Despite inflation starting to decline, interest rates have continued to rise, albeit at a slower pace than previously in the year. It creates a precarious situation, especially for income investors, because many dividend stocks rely on debt to elevate returns. As variable interest costs rise, they can eat into profits and eventually leave nothing for the dividend.
We have already seen rising interest rates force once “safe” companies (like Algonquin Power) to lower their dividends. This also tends to have a very negative consequence on the stock price. Even the perception of a dividend being cut can lead to a drastic stock price decline (like Northwest Healthcare REIT).

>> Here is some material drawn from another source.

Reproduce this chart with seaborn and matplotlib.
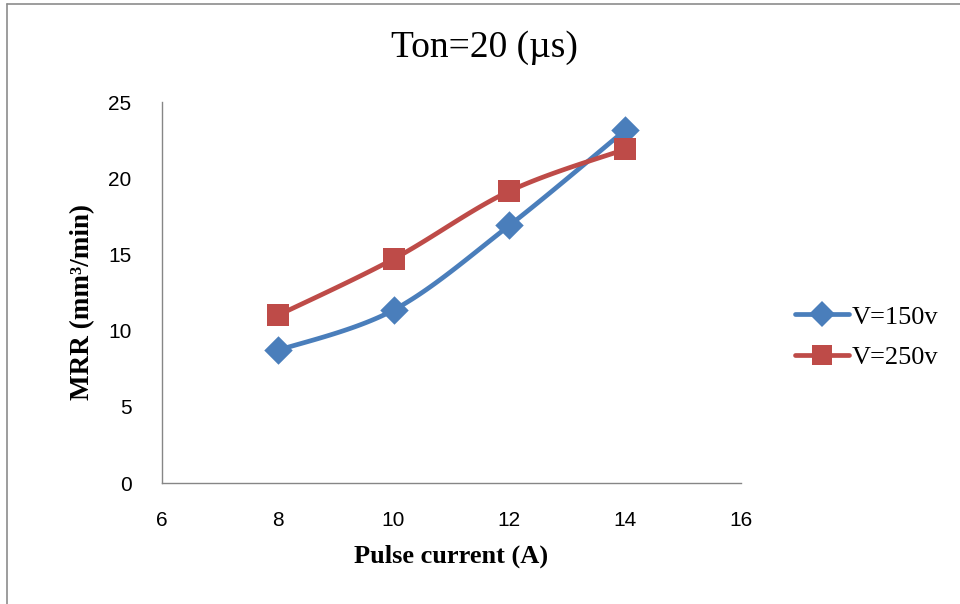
import numpy as np
import pandas as pd
import matplotlib
matplotlib.use("Agg")
import matplotlib.pyplot as plt
import seaborn as sns
from matplotlib.lines import Line2D
from matplotlib import font_manager

# ---- data ----
pulse_current = [8, 10, 12, 14]
mrr_v150 = [8.7, 11.35, 16.9, 23.15]
mrr_v250 = [11.0, 14.7, 19.15, 21.9]
series_names = ["V=150v", "V=250v"]
x_ticks = [6, 8, 10, 12, 14, 16]
y_ticks = [0, 5, 10, 15, 20, 25]

colors = {"V=150v": "#4A7EBB", "V=250v": "#BE4B48"}
markers = {"V=150v": "D", "V=250v": "s"}


def smooth(xs, ys, n=40):
    """Excel-like smoothed line (Catmull-Rom as cubic Bezier)."""
    xs = np.asarray(xs, float)
    ys = np.asarray(ys, float)
    P = np.column_stack([xs, ys])
    out = []
    for i in range(len(P) - 1):
        p0 = P[i - 1] if i > 0 else P[i]
        p1 = P[i]
        p2 = P[i + 1]
        p3 = P[i + 2] if i + 2 < len(P) else P[i + 1]
        c1 = p1 + (p2 - p0) / 6.0
        c2 = p2 - (p3 - p1) / 6.0
        t = np.linspace(0, 1, n)[:, None]
        seg = ((1 - t) ** 3) * p1 + 3 * ((1 - t) ** 2) * t * c1 + 3 * (1 - t) * t ** 2 * c2 + t ** 3 * p2
        out.append(seg if i == 0 else seg[1:])
    out = np.vstack(out)
    return out[:, 0], out[:, 1]


pts = pd.DataFrame({
    "x": pulse_current * 2,
    "y": mrr_v150 + mrr_v250,
    "series": [series_names[0]] * 4 + [series_names[1]] * 4,
})
curves = []
for name, vals in zip(series_names, [mrr_v150, mrr_v250]):
    sx, sy = smooth(pulse_current, vals)
    curves.append(pd.DataFrame({"x": sx, "y": sy, "series": name}))
curves = pd.concat(curves, ignore_index=True)

sns.set_theme(style="white")
plt.rcParams["font.family"] = ["Liberation Serif", "DejaVu Serif"]
plt.rcParams["text.color"] = "black"
plt.rcParams["axes.labelcolor"] = "black"
plt.rcParams["xtick.color"] = "black"
plt.rcParams["ytick.color"] = "black"

available = {f.name for f in font_manager.fontManager.ttflist}
tick_family = "Liberation Sans Narrow" if "Liberation Sans Narrow" in available else "Liberation Sans"

fig = plt.figure(figsize=(9.6, 6.04), dpi=100)
ax = fig.add_axes([0.16875, 0.2003, 0.603, 0.6308])

for name in series_names:
    d = curves[curves.series == name]
    sns.lineplot(data=d, x="x", y="y", sort=False, ax=ax, color=colors[name],
                 linewidth=3.4, legend=False, estimator=None)
for name in series_names:
    d = pts[pts.series == name]
    sns.scatterplot(data=d, x="x", y="y", ax=ax, color=colors[name], marker=markers[name],
                    s=260 if name == "V=250v" else 210, linewidth=0, legend=False, zorder=5)

ax.set_xlim(6, 16)
ax.set_ylim(0, 25)
ax.set_xticks(x_ticks)
ax.set_yticks(y_ticks)
ax.set_xticklabels([str(v) for v in x_ticks], family=tick_family, fontsize=15)
ax.set_yticklabels([str(v) for v in y_ticks], family=tick_family, fontsize=15)
ax.tick_params(axis="x", length=0, pad=20)
ax.tick_params(axis="y", length=0, pad=22)
for s in ["top", "right"]:
    ax.spines[s].set_visible(False)
for s in ["left", "bottom"]:
    ax.spines[s].set_color("#868686")
    ax.spines[s].set_linewidth(1.0)

ax.set_xlabel("Pulse current (A)", fontsize=19, fontweight="bold", labelpad=11)
ax.set_ylabel("MRR (mm³/min)", fontsize=19.5, fontweight="bold", va="center")
ax.yaxis.set_label_coords((83 - 162) / 579, (483 - 302) / 381)

fig.text(0.505, 0.921, "Ton=20 (µs)", ha="center", va="center", fontsize=27)

handles = [Line2D([0], [0], color=colors[n], lw=3.4, marker=markers[n],
                  markersize=14 if n == "V=250v" else 13, markeredgewidth=0) for n in series_names]
fig.legend(handles, series_names, loc="center left", bbox_to_anchor=(0.817, 0.442),
           frameon=False, fontsize=19, handlelength=2.05, handletextpad=0.12,
           labelspacing=0.63, borderaxespad=0)

# outer frame
fig.add_artist(Line2D([0.0075, 0.0075], [0, 0.993], transform=fig.transFigure, color="#8c8c8c", lw=1.2))
fig.add_artist(Line2D([0.0075, 1.0], [0.993, 0.993], transform=fig.transFigure, color="#8c8c8c", lw=1.2))

fig.savefig("out.png", dpi=100)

Worried about interest rates? Buy debt-free stocks
If you are worried about interest rates continuing to rise, there are a few things you should do. Firstly, own a wide array of Canadian stocks that include income, growth, and value. Likewise, diversify by sector, so you are not caught if a certain sector is temporarily affected by macro-economic concerns.
If you want to entirely avoid interest rate risk, just buy stocks that don’t have any debt. No debt means companies don’t have to worry about the rising cost of financed capital. No debt means it would be very difficult for a business to go broke or bankrupt.
Two examples of debt-free growth stocks are Hammond Power Solutions (TSX:HPS.A) and Calian Group (TSX:CGY).
Hammond Power Systems stock
Hammond sells a large portfolio of power and electrification solutions for manufacturers, utilities, data centres, and even car charging. Over the past few years, the company has rapidly been diversifying and expanding its product offerings. As a result, its end markets are broader. Its sales should prove fairly resilient, even in a recession.
Over the past three years, it has grown earnings per share by over 200%. In that time, its stock has risen 650%! Despite its explosive returns, this stock still only trades for a modest 10 times earnings. Insiders continue to own a large stake in the business, so that should signal that there is alignment with long-term shareholders.
The company has net cash of around $15 million on its balance sheet. That should provide plenty of firepower for acquisitions and potential organic growth in the years ahead. This stock also happens to pay a 1% dividend that has been growing at an attractive rate.
Calian Group
Calian Group is another under-the-radar, cash-rich stock. Calian has about $35 million of net cash on its balance sheet. While this stock is down around 8% this year, it has had a good 85% run up over the past five years. Not to forget that it also pays a decent 1.8% dividend yield.
Calian operates a mix of businesses in healthcare, training, advanced technologies, and IT/cybersecurity. Its management team calls this “the four-piston growth engine.” These segments help provide diversity, but there is also a meaningful opportunity for organic growth and cross-selling between the businesses.
Calian has grown normalized earnings per share by around 17% per annum for the past three years. It has come at this through a combination of smart acquisitions and organic investments. This year, it announced a strategically significant acquisition of a teleport and network provider in Hawaii.
That deal should provide a nice source of recurring revenues and income in late 2023 and 2024. At less than 15 times earnings, this stock looks like a good bargain today if you have a longer investment horizon.